É a ANPD a autoridade competente para aplicar as sanções administrativas previstas na LGPD (art. 55-J, IV), sem que isso exclua a possibilidade de incidirem outras sanções administrativas, civis ou penais, previstas em outras leis, como CDC, CP etc. (art. 52, §2º). Ocorre que as sanções da LGPD entram em vigor sob um cenário de relativa incerteza. Apesar da lei, em seu art. 52, §1º, trazer algumas balizas a respeito de como e quando devem ser aplicadas as sanções, ainda se espera que a ANPD exerça diversas competências regulatórias que definam o conteúdo concreto de seu poder fiscalizatório e sancionatório (art. 53), bem como diretrizes mais claras sobre como diferentes agentes de tratamento devem se adequar à LGPD, considerando especialmente seu porte e setor em que atuam (art. 55-J, XVIII). De fato, é irrazoável esperar o mesmo grau de sofisticação na segurança da informação de um banco multinacional e da padaria da esquina, embora ambos se sujeitem à LGPD quando tratam dados alheios. Nessa medida, outrossim, o microempreendedor, a empresa de pequeno porte ou outra entidade com menor sofisticação técnica e recursos para se aparelhar contra falhas de segurança, se torna alvo fácil para eventuais ataques cibernéticos, o que, em tese, pode render uma sanção administrativa vultosa, como multa simples, de até 2% do faturamento da pessoa jurídica no seu último exercício (excluídos os tributos e limitada, no total, a R$ 50 milhões por infração). Até a ANPD desenvolver normas regulatórias específicas sensíveis à realidade do empreendedor modesto, haverá um incontornável grau de insegurança jurídica.
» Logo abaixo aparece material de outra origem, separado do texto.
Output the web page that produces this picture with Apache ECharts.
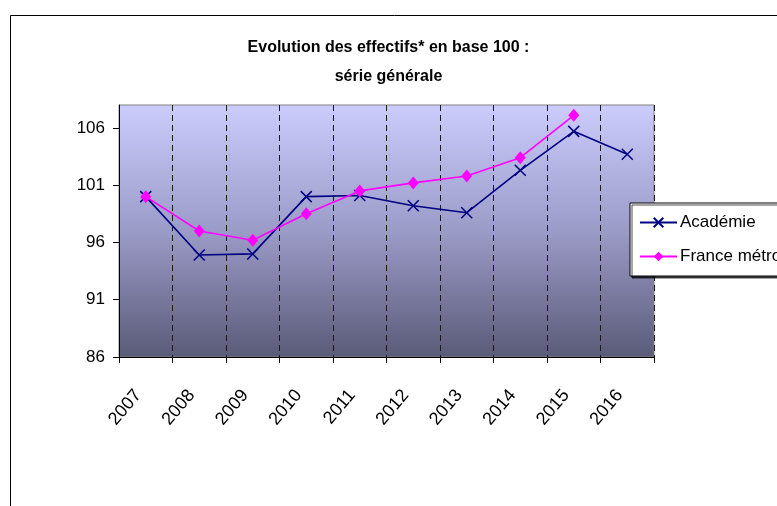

Enquanto esse vácuo não é preenchido, crucial saber que a LGPD traz uma série de deveres e boas práticas a serem seguidos no caso de um incidente na segurança dos dados tratados, especialmente comunicar, em “prazo razoável” (conceito também a ser definido pela ANPD), à autoridade nacional e ao titular a ocorrência do incidente que possa acarretar risco ou dano, descrevendo a natureza dos dados pessoais afetados, as informações sobre os titulares envolvidos, a indicação das medidas técnicas e de segurança utilizadas para a proteção dos dados (observados os segredos comercial e industrial), os riscos relacionados ao incidente, os motivos da demora (no caso de a comunicação não ter sido imediata) e as medidas que foram ou que serão adotadas para reverter ou mitigar os efeitos do prejuízo (art. 48, caput e §1º).

Soma-se a isso que, segundo o art. 43, os agentes de tratamento não serão responsabilizados quando provar em que, embora tenham realizado o tratamento de dados pessoais que lhes é atribuído, não houve violação à legislação de proteção de dados (inciso II), ou que o dano é decorrente de culpa exclusiva do titular dos dados ou de terceiro (inciso III). Portanto, mesmo quando houver um incidente na segurança, como um ataque hacker, a responsabilização jurídica não é certa, desde que comprovadas uma dessas causas de exclusão.

O Brasil ainda está tateando mecanismos para zelar pela proteção de dados pessoais na era da hiperconectividade, chegando relativamente atrasado quando comparado à experiência europeia, que foi a inspiração da LGPD (vide o Regulamento Geral sobre a Proteção de Dados – 2016/679). Ainda será longo e árduo o caminho até que a LGPD seja incutida no imaginário coletivo como uma norma de igual importância na vida cotidiana como o CDC, por exemplo, e até que a ANPD se desincumba de suas competências regulatórias para fixar padrões de conduta mínimos e razoáveis, considerando inclusive as especificidades de diferentes portes e setores empresariais. Assim, é de se esperar um inevitável grau de incerteza nessa temática. Não se sabe se a realidade nacional sucumbirá a violações generalizadas da proteção dos dados pessoais, em vista de sistemas intrusivos como Pegasus ou cada vez mais comuns ataques de ransomware, ou se a temática da segurança digital será alçada a um novo patamar de importância, contudo, o direito pinta a realidade que deverá ser, que se almeja, de maneira que a mera existência da LGPD já representa um ansiado feixe de luminosidade no conturbado cenário virtual.